4. Algorithms to improve team collaboration
5. Algorithms to improve team formation
6. Modeling humans' biases when receiving machine-generated advice
7. Improving teachers' productivity with generative AI
8. Decision support tool for pricing managers
9. Understanding the impact of a side job on the main job
10. How human workers respond to an AI boss
11. How to improve the tipping recommendation
12. Recommendation system for a network of agents
13. Understanding and improving crowdsourced workers' learning
Role: You will gain exposure to research in human-computer interactions and behavioral operations management with real-world applications. The Research track will focus on model/theory development, econometric/data analysis, or algorithm design and development.
1. Model/Theory Development: Develop and refine theories or models that better human behaviors when interacting with algorithms. Models can be based on game theory, multi-armed bandits, Markov Decision Processes, behavioral economics, statistics, and reinforcement learning.
2. Econometric/Data Analysis: Work with existing data or put together public data.

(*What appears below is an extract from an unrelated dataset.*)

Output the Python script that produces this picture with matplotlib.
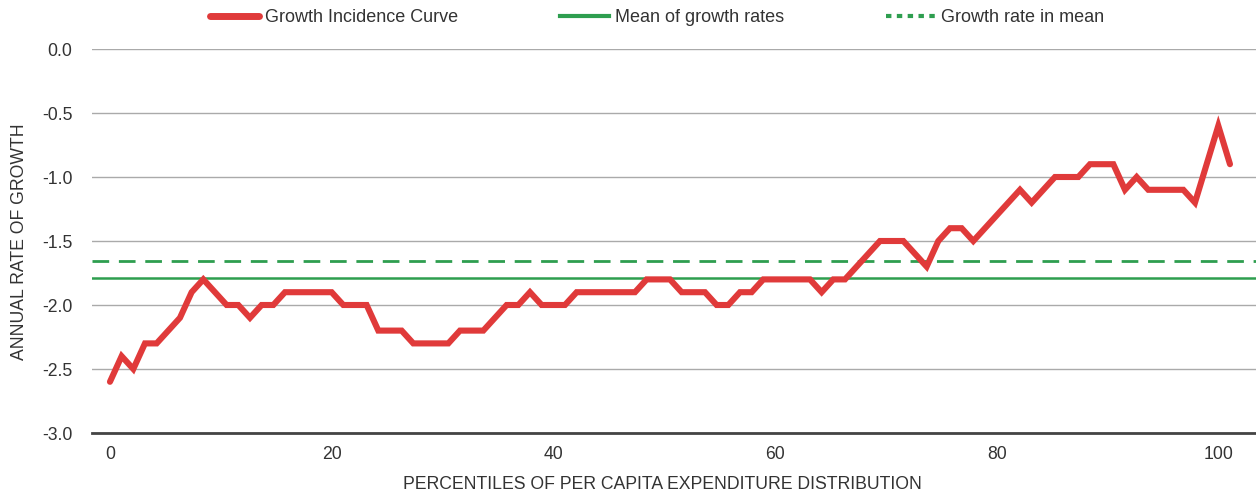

Test multiple model specifications to derive causal inference from the data.
3. Algorithm Design/Implementation: Design and implement state-of-the-art reinforcement learning and relevant algorithms to uncover human strategy from data.
Qualifications: Applicants majoring in EECS, Computer Science, IEOR, Statistics, Economics, Mathematics, or Data Science with an intention of pursuing graduate studies (especially PhD) and/or continuing in the Spring/Summer of 2025 will be given priority.
Useful courses/skills: CS188, CS189, machine learning (especially reinforcement learning), game theory, econometrics, industrial organization, behavioral economics.
Our most successful lab members and/or those who have had the best experience tend to be ones who are genuinely excited about the research questions, highly attentive to detail, enjoy thinking outside the box, and can be independent and self-initiative. Our lab alumni have gone to graduate programs at Harvard, MIT, Stanford, Berkeley, UPenn, CMU, Northwestern, and UMichigan.
Hours: 9-11 hrs
Off-Campus Research Site: Remote is possible.